Décadas depois, os dois escritores voltaram a se encontrar, na Alemanha. Turgueniev sempre foi conhecido como o mais ocidental dos escritores russos do período. O crítico Leonid Grossman chega a afirmar que tinha vergonha de ser russo. Um certo dia da década de 1860, quando Dostoiévski estava na Alemanha, no encalço da atriz Paulina Suslova, gastando todo seu parco dinheiro com hotéis e jogatina na roleta, foi ter com Turgueniev. Foi pedir-lhe dinheiro, pois havia perdido tudo na roleta. A atriz havia ido para a França e ele não tinha dinheiro nem para comer. Turgueniev lhe empresta algum dinheiro. Duas semanas depois, Dostoiévski volta à casa de Turgueniev para pedir-lhe mais dinheiro, pois havia perdido tudo novamente. Turgueniev nega-lhe o dinheiro e lhe expulsa de sua residência. Dostoiévski fica no hotel sem dinheiro nem para o chá. Essa nova cena de humilhação está descrita nas páginas do romance autobiográfico O Jogador.

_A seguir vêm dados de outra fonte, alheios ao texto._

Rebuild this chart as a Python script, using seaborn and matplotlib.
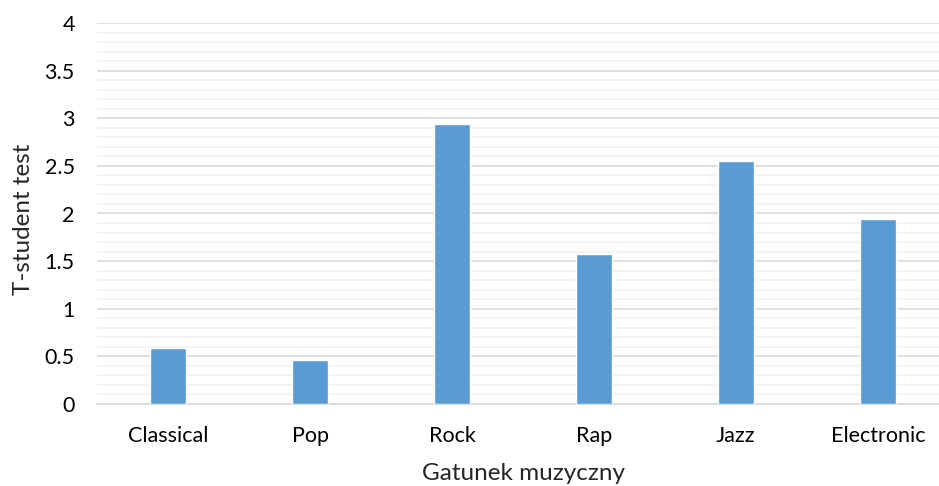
import matplotlib
matplotlib.use("Agg")
import matplotlib.pyplot as plt
import seaborn as sns
import pandas as pd
from matplotlib.ticker import MultipleLocator

genres = ["Classical", "Pop", "Rock", "Rap", "Jazz", "Electronic"]
t_values = [0.59, 0.46, 2.94, 1.57, 2.55, 1.94]

df = pd.DataFrame({"genre": genres, "t": t_values})

sns.set_theme(style="white")
plt.rcParams["font.family"] = ["Lato", "DejaVu Sans"]

fig = plt.figure(figsize=(9.39, 4.86), dpi=100)
ax = fig.add_axes([97 / 939, 82 / 486, 852 / 939, 381 / 486])

sns.barplot(data=df, x="genre", y="t", color="#5B9BD5", width=0.25,
            saturation=1, ax=ax, zorder=3)

ax.set_xlim(-0.5, 5.5)
ax.set_ylim(0, 4)
ax.yaxis.set_major_locator(MultipleLocator(0.5))
ax.yaxis.set_minor_locator(MultipleLocator(0.1))
ax.grid(axis="y", which="major", color="#D9D9D9", linewidth=1.2, zorder=1)
ax.grid(axis="y", which="minor", color="#F2F2F2", linewidth=1.2, zorder=0)
ax.set_yticklabels([f"{v:g}" for v in ax.get_yticks()])

for side in ["top", "right", "left"]:
    ax.spines[side].set_visible(False)
ax.spines["bottom"].set_color("#D9D9D9")
ax.spines["bottom"].set_linewidth(1.2)

ax.tick_params(axis="both", which="both", length=0, labelsize=15.5, colors="#000000")
ax.tick_params(axis="y", pad=16)
ax.tick_params(axis="x", pad=16)
ax.set_xlabel("Gatunek muzyczny", fontsize=17.5, labelpad=12)
ax.set_ylabel("T-student test", fontsize=17.5)
ax.yaxis.set_label_coords(-0.074, 0.485)

fig.savefig("out.png", dpi=100)
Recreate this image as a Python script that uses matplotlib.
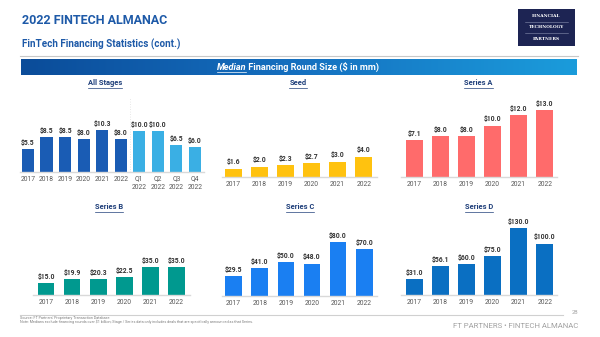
import matplotlib
matplotlib.use("Agg")
import matplotlib.pyplot as plt
import numpy as np
from matplotlib.lines import Line2D
from matplotlib.colors import LinearSegmentedColormap

# ---------------- data ----------------
all_labels = ['2017', '2018', '2019', '2020', '2021', '2022',
              'Q1\n2022', 'Q2\n2022', 'Q3\n2022', 'Q4\n2022']
all_values = [5.5, 8.5, 8.5, 8.0, 10.3, 8.0, 10.0, 10.0, 6.5, 6.0]
years = ['2017', '2018', '2019', '2020', '2021', '2022']
seed_values = [1.6, 2.0, 2.3, 2.7, 3.0, 4.0]
series_a_values = [7.1, 8.0, 8.0, 10.0, 12.0, 13.0]
series_b_values = [15.0, 19.9, 20.3, 22.5, 35.0, 35.0]
series_c_values = [29.5, 41.0, 50.0, 48.0, 80.0, 70.0]
series_d_values = [31.0, 56.1, 60.0, 75.0, 130.0, 100.0]

W, H = 600, 337
plt.rcParams['font.family'] = ['Roboto', 'DejaVu Sans']
fig = plt.figure(figsize=(6, 3.37), dpi=100)
fig.patch.set_facecolor('white')
renderer = fig.canvas.get_renderer()

NAVY = '#1F3F7A'
TITLE_BLUE = '#1E5AA8'


def px_axes(x0, y0, x1, y1):
    return fig.add_axes([x0 / W, 1 - y1 / H, (x1 - x0) / W, (y1 - y0) / H])


def ftext(x, y, s, **kw):
    return fig.text(x / W, 1 - y / H, s, **kw)


def underline(t, color, lw=0.6, gap=1.0):
    bb = t.get_window_extent(renderer=renderer)
    y = bb.y0 - gap
    fig.add_artist(Line2D([bb.x0 / W, bb.x1 / W], [y / H, y / H],
                          transform=fig.transFigure, color=color, lw=lw))


# ---------------- header ----------------
ftext(22, 20, '2022 FINTECH ALMANAC', fontsize=9.0, fontweight='bold',
      color=TITLE_BLUE, va='center', ha='left')
ftext(22, 44, 'FinTech Financing Statistics (cont.)', fontsize=7.1,
      fontweight='bold', color=TITLE_BLUE, va='center', ha='left')

# logo
lax = px_axes(518, 9, 575, 46)
lax.set_xlim(0, 1); lax.set_ylim(0, 1)
lax.set_facecolor('#1D2453')
for s in lax.spines.values():
    s.set_visible(False)
lax.set_xticks([]); lax.set_yticks([])
for yy, word in [(0.80, 'FINANCIAL'), (0.50, 'TECHNOLOGY'), (0.20, 'PARTNERS')]:
    lax.text(0.5, yy, word, color='white', fontsize=3.2, ha='center',
             va='center', family=['DejaVu Serif'], fontweight='bold')
for yy in [0.65, 0.35]:
    lax.plot([0.12, 0.88], [yy, yy], color='#8A90B0', lw=0.4)

# gray rule
fig.add_artist(Line2D([20 / W, 578 / W], [1 - 55.5 / H, 1 - 55.5 / H],
                      transform=fig.transFigure, color='#C8C8C8', lw=0.8))

# banner gradient
bax = px_axes(21, 59, 577, 75)
grad = np.linspace(0, 1, 256).reshape(1, -1)
cmap = LinearSegmentedColormap.from_list('b', ['#0B4C99', '#1570C0', '#1B9CDB'])
bax.imshow(grad, aspect='auto', cmap=cmap, extent=[0, 1, 0, 1])
bax.set_axis_off()

t1 = ftext(0, 67, 'Median', fontsize=6.6, fontweight='bold', style='italic',
           color='white', va='center', ha='left')
t2 = ftext(0, 67, ' Financing Round Size ($ in mm)', fontsize=6.6,
           fontweight='bold', color='white', va='center', ha='left')
w1 = t1.get_window_extent(renderer=renderer).width
w2 = t2.get_window_extent(renderer=renderer).width
start = 298 - (w1 + w2) / 2
t1.set_x(start / W)
t2.set_x((start + w1) / W)
underline(t1, 'white', lw=0.5, gap=0.5)


# ---------------- panels ----------------
def panel(title, tx, ty, x0, x1, baseline, top, c0, spacing, ppu,
          labels, values, colors, bw_px=16.7, tick_pad=3.2):
    ax = px_axes(x0, top, x1, baseline)
    n = len(values)
    xs = np.arange(n)
    ax.bar(xs, values, width=bw_px / spacing, color=colors, zorder=2)
    ax.set_xlim((x0 - c0) / spacing, (x1 - c0) / spacing)
    ax.set_ylim(0, (baseline - top) / ppu)
    for s in ['top', 'left', 'right']:
        ax.spines[s].set_visible(False)
    ax.spines['bottom'].set_color('#D9D9D9')
    ax.spines['bottom'].set_linewidth(1.0)
    ax.set_yticks([])
    ax.set_xticks(xs)
    ax.set_xticklabels(labels, fontsize=4.9, color='#595959', linespacing=1.25)
    ax.tick_params(axis='x', length=0, pad=tick_pad)
    ax.patch.set_alpha(0)
    for x, v in zip(xs, values):
        ax.annotate(f'${v:.1f}', (x, v), xytext=(0, 1.6),
                    textcoords='offset points', ha='center', va='bottom',
                    fontsize=4.9, fontweight='bold', color='#333333')
    t = ftext(tx, ty, title, fontsize=5.4, fontweight='bold', color=NAVY,
              ha='center', va='center')
    underline(t, NAVY, lw=0.5, gap=0.6)
    return ax


all_colors = ['#1A5CB4'] * 6 + ['#3AAFE4'] * 4
ax_all = panel('All Stages', 105, 83, 20, 204, 172, 90, 28, 18.55, 4.1,
               all_labels, all_values, all_colors, bw_px=12.2, tick_pad=2.6)
ax_all.plot([5.5, 5.5], [0, (172 - 98) / 4.1], color='#E0E0E0', lw=0.6,
            ls=(0, (1, 2)), zorder=1)

panel('Seed', 298, 83, 222, 377, 176.7, 92, 233.3, 26.1, 5.0,
      years, seed_values, '#FFC20F')
panel('Series A', 478.5, 83, 401, 557, 176.7, 92, 414.3, 26.1, 5.1,
      years, series_a_values, '#FF6B6B')
panel('Series B', 109, 207, 33, 190, 295, 212, 46, 26.1, 0.8,
      years, series_b_values, '#00998F')
panel('Series C', 300, 207, 222, 377, 295.5, 212, 233.7, 26.1, 0.665,
      years, series_c_values, '#1A7FF2')
panel('Series D', 478.8, 207, 401, 557, 295, 212, 414.3, 26.1, 0.515,
      years, series_d_values, '#0A6FC2')

# ---------------- footer ----------------
fig.add_artist(Line2D([20 / W, 563 / W], [1 - 315 / H, 1 - 315 / H],
                      transform=fig.transFigure, color='#D0D0D0', lw=0.8))
ftext(578, 313, '28', fontsize=4.2, color='#A6A6A6', ha='right', va='center')
ftext(20, 318.5, "Source: FT Partners' Proprietary Transaction Database",
      fontsize=2.7, color='#808080', ha='left', va='center')
ftext(20, 322, 'Note: Medians exclude financing rounds over $1 billion; Stage / '
      'Series data only includes deals that are specifically announced as that Series.',
      fontsize=2.7, color='#808080', ha='left', va='center')
ftext(578, 326, 'FT PARTNERS \u2022 FINTECH ALMANAC', fontsize=5.6,
      color='#A0A0A0', ha='right', va='center')

fig.savefig('out.png', dpi=100, facecolor='white')
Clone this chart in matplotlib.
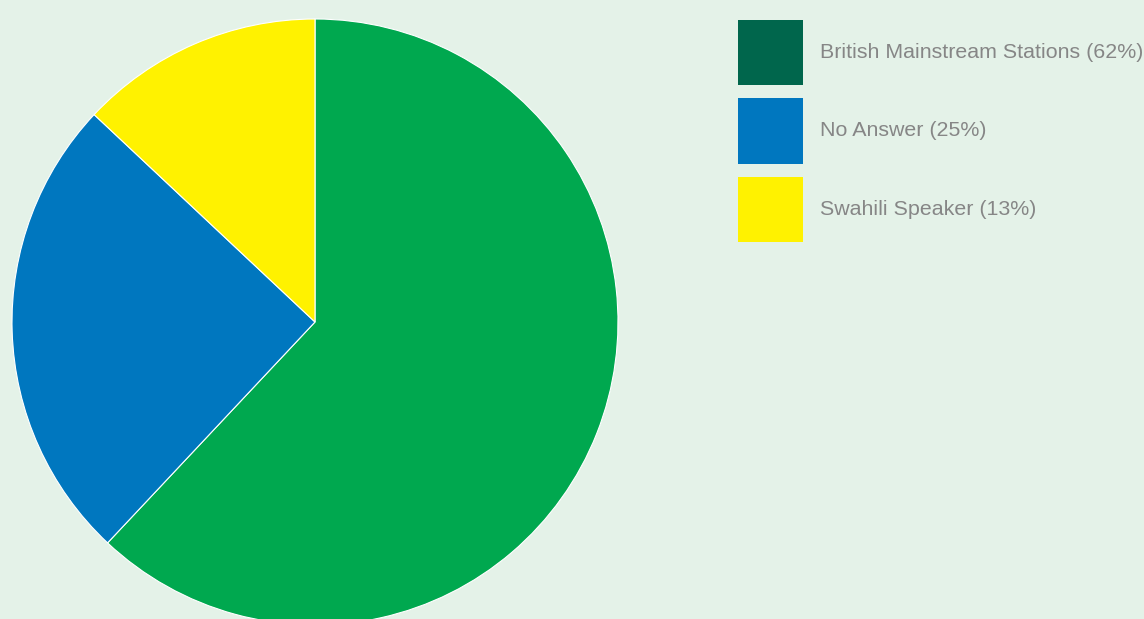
import matplotlib.pyplot as plt
from matplotlib.patches import Rectangle

labels = ['British Mainstream Stations', 'No Answer', 'Swahili Speaker']
shares = [62, 25, 13]
pie_colors = ['#00a84f', '#0077bf', '#fff200']
legend_colors = ['#00664c', '#0077bf', '#fff200']
bg = '#e4f2e8'

W, H = 1144, 619
fig = plt.figure(figsize=(W / 100, H / 100), dpi=100, facecolor=bg)

# pie centred at (315, 322) px with radius 303
cx, cy, r = 315, 322, 303
ax = fig.add_axes([(cx - r) / W, (H - cy - r) / H, 2 * r / W, 2 * r / H])
ax.set_facecolor(bg)
ax.pie(shares, colors=pie_colors, startangle=90, counterclock=False,
       wedgeprops=dict(edgecolor='white', linewidth=0.8))
ax.set_xlim(-1, 1)
ax.set_ylim(-1, 1)
ax.set_aspect('equal')
ax.axis('off')

# legend: swatches and labels
for i, (lab, val, col) in enumerate(zip(labels, shares, legend_colors)):
    top = 20 + i * 78.5
    fig.patches.append(Rectangle((738 / W, (H - top - 65) / H), 65 / W, 65 / H,
                                 transform=fig.transFigure, facecolor=col,
                                 edgecolor='none'))
    fig.text(820 / W, (H - top - 32.5) / H, f'{lab} ({val}%)',
             fontsize=15.4, family='Liberation Sans', color='#868686',
             va='center', ha='left')

fig.savefig('out.png', dpi=100, facecolor=bg)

Turgueniev influenciou Dostoiévski profundamente na década de 1860. Suas principais obras nesse período, Crime e Castigo e Notas do Subsolo, são respostas ou tentativas de interpretação do personagem niilista Evgueni Bazárov, do livro Pais e Filhos de Ivan Turgueniev. Este escritor criou a palavra niilista e introduziu este tipo de personagem na literatura russa.

Turgueniev e Dostoiévski, dois escritores contemporâneos, dois gênios do seu tempo, que começaram como amigos fraternos, depois deixaram-se envolver pela vaidade da fama literária, mas não podiam morrer sem que as questões ignóbeis de suas vidas fossem reelaboradas e esquecidas. Em junho de 1880, seis meses antes do próprio ocaso, Dostoiévski discursou no aniversário da morte de Púchkin e encantou toda a platéia, apesar de sua voz baixa e rouca de doente terminal. Dizem os jornais da época que o emotivo discurso fez jovens estudantes desmaiarem na platéia e uma onda de aplausos incansáveis foi escutada por vários minutos. Quando Dostoiévski desce do púlpito, Ivan Turgueniev o espera. Ambos se abraçam e fazem as pazes. E a literatura agradece ao gênio de ambos que ajudaram a construir e alicerçar a fabulosa pirâmide do romantismo russo.